During periods of economic expansion built on technological or political breakthroughs, societies would free slaves as they became uneconomic. In the reign of Caesar Augustus, taxes were lowered by broadening the tax base, and the government committed to a constant gold weight to Rome’s money. The economic boom was such that Augustus worried that slave owners were freeing their slaves more rapidly than the economy could absorb them, and had laws passed that limited manumissions to a certain number a year. That is, a slave owner could liberate his slaves and buy the specialized labor they represented in the marketplace at lower wages.

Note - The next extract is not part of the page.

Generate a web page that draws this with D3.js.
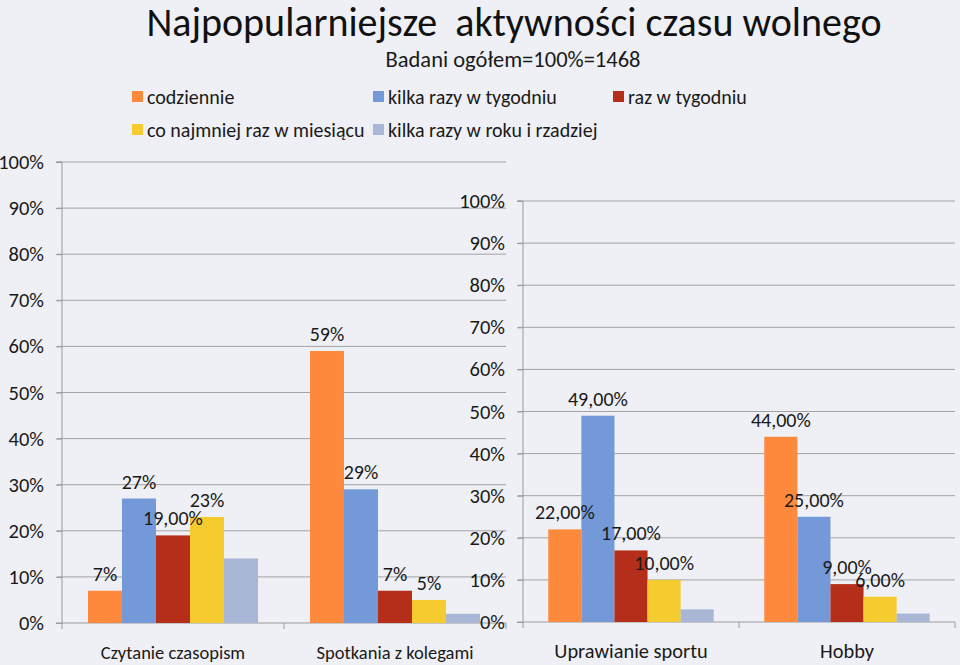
<!DOCTYPE html>
<html><head><meta charset="utf-8">
<script src="https://cdn.jsdelivr.net/npm/d3@7"></script>
<style>
html,body{margin:0;padding:0;background:#eff0f5;}
svg{display:block;font-family:Carlito,Calibri,Lato,sans-serif;}
text{white-space:pre;}
</style></head>
<body>
<svg id="chart" width="960" height="665"></svg>
<script>
// ---- data ----
const titleText = "Najpopularniejsze  aktywności czasu wolnego";
const subtitleText = "Badani ogółem=100%=1468";
const seriesNames = ["codziennie", "kilka razy w tygodniu", "raz w tygodniu", "co najmniej raz w miesiącu", "kilka razy w roku i rzadziej"];
const seriesColors = ["#fd8a3c", "#7399d9", "#b52e1a", "#f5cb2f", "#a9b6d6"];
const categoriesLeft = ["Czytanie czasopism", "Spotkania z kolegami"];
const categoriesRight = ["Uprawianie sportu", "Hobby"];
// values per series: [Czytanie, Spotkania, Sport, Hobby]
const codziennie = [7, 59, 22, 44];
const kilkaTydz = [27, 29, 49, 25];
const razTydz = [19, 7, 17, 9];
const razMies = [23, 5, 10, 6];
const kilkaRok = [14, 2, 3, 2];
// data labels as displayed ("" = no label)
const labelsCodziennie = ["7%", "59%", "22,00%", "44,00%"];
const labelsKilkaTydz = ["27%", "29%", "49,00%", "25,00%"];
const labelsRazTydz = ["19,00%", "7%", "17,00%", "9,00%"];
const labelsRazMies = ["23%", "5%", "10,00%", "6,00%"];
const labelsKilkaRok = ["", "", "", ""];
const yTicks = [0, 10, 20, 30, 40, 50, 60, 70, 80, 90, 100];

const seriesValues = [codziennie, kilkaTydz, razTydz, razMies, kilkaRok];
const seriesLabels = [labelsCodziennie, labelsKilkaTydz, labelsRazTydz, labelsRazMies, labelsKilkaRok];

const svg = d3.select("#chart");
const textColor = "#1a1a1a";
const gridColor = "#a3a3a3";
const axisColor = "#9a9a9a";

// title
svg.append("text").attr("x", 514).attr("y", 36).attr("text-anchor", "middle")
  .attr("font-size", 40).attr("fill", "#111").text(titleText);
svg.append("text").attr("x", 513).attr("y", 67).attr("text-anchor", "middle")
  .attr("font-size", 22.5).attr("fill", textColor).text(subtitleText);

// legend
const legendPos = [[132, 97], [373, 97], [613, 97], [132, 130], [373, 130]];
seriesNames.forEach((n, i) => {
  const [lx, ly] = legendPos[i];
  svg.append("rect").attr("x", lx).attr("y", ly - 6).attr("width", 11).attr("height", 11).attr("fill", seriesColors[i]);
  svg.append("text").attr("x", lx + 15).attr("y", ly + 7).attr("font-size", 20).attr("fill", textColor).text(n);
});

function drawChart(cats, catOffset, x0, x1, yBottom, yTop, catFont) {
  const g = svg.append("g");
  const y = d3.scaleLinear().domain([0, 100]).range([yBottom, yTop]);
  const x = d3.scaleBand().domain(cats).range([x0, x1]);
  const bw = x.bandwidth();
  const xs = d3.scaleBand().domain(seriesNames).range([bw * 0.117, bw * 0.883]);

  // gridlines
  g.append("g").selectAll("line").data(yTicks.filter(t => t > 0)).join("line")
    .attr("x1", x0 - 5).attr("x2", x1).attr("y1", d => y(d)).attr("y2", d => y(d))
    .attr("stroke", gridColor).attr("stroke-width", 1);

  // y axis
  const ya = d3.axisLeft(y).tickValues(yTicks).tickFormat(d => d + "%").tickSize(6).tickPadding(12);
  const yg = g.append("g").attr("transform", `translate(${x0},0)`).call(ya);
  yg.select(".domain").attr("stroke", axisColor).attr("d", `M-6,${yTop}H0V${yBottom}H-6`);
  yg.selectAll(".tick line").attr("stroke", axisColor);
  yg.selectAll(".tick text").attr("font-size", 20.5).attr("fill", textColor)
    .attr("font-family", "Carlito,Calibri,Lato,sans-serif");

  // x axis
  const xg = g.append("g").attr("transform", `translate(0,${yBottom})`);
  xg.append("line").attr("x1", x0).attr("x2", x1).attr("y1", 0).attr("y2", 0).attr("stroke", axisColor);
  const bounds = cats.map(c => x(c)).concat([x1]);
  xg.selectAll("line.tk").data(bounds).join("line").attr("class", "tk")
    .attr("x1", d => d).attr("x2", d => d).attr("y1", 0).attr("y2", 6).attr("stroke", axisColor);
  xg.selectAll("text").data(cats).join("text")
    .attr("x", d => x(d) + bw / 2).attr("y", 36).attr("text-anchor", "middle")
    .attr("font-size", catFont).attr("fill", textColor).text(d => d);

  // bars
  seriesNames.forEach((s, si) => {
    const vals = seriesValues[si];
    cats.forEach((c, ci) => {
      const v = vals[ci + catOffset];
      g.append("rect").attr("x", x(c) + xs(s)).attr("width", xs.bandwidth())
        .attr("y", y(v)).attr("height", y(0) - y(v)).attr("fill", seriesColors[si]);
    });
  });
  // labels
  seriesNames.forEach((s, si) => {
    const vals = seriesValues[si];
    cats.forEach((c, ci) => {
      const lab = seriesLabels[si][ci + catOffset];
      if (!lab) return;
      const v = vals[ci + catOffset];
      g.append("text").attr("x", x(c) + xs(s) + xs.bandwidth() / 2).attr("y", y(v) - 10)
        .attr("text-anchor", "middle").attr("font-size", 20).attr("fill", textColor).text(lab);
    });
  });
}

drawChart(categoriesLeft, 0, 62, 506, 623, 162, 18.5);
drawChart(categoriesRight, 2, 523, 955, 622, 201, 20.4);
</script>
</body></html>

For the United States now to be truly a nation of nations, representing all classifications of races, religions and ethnicities, the enslavement of Africans had to exist. Would the world have been better off today if the enslavement of Africans did not exist? Looking backwards, the accounting would be difficult, because it isn’t possible to reckon how many of the 15 million brought here in chains would have died through warfare, starvation or disease -- including that brought to Africa by Europeans. Going forward, we can say that as the 35 million black Americans have closed most of the gap in human capital that existed 400 years ago, there is now a sizeable constituency here advocating the development of Africa. President Clinton would not have spent ten days in Africa in recent weeks if it were not to play to the political gallery here at home, not only the black base of the Democratic Party, but also to the rest of the American family, which knows that a debt eventually has to be paid to that dark continent.

P.S. The religious leader who told me that God never wastes anything was Louis Farrakhan, who also believes there should be no apologies for any history by people who did not live it. There are injustices being committed every day by man against man, which should be confronted to repair past injustice. Whites have a responsibility to do what they can to repair the damage done by their white forebears. Christians have a responsibility to repair the damage done by anti-Semitism, but not at the expense of others who are neither Christian nor Jew.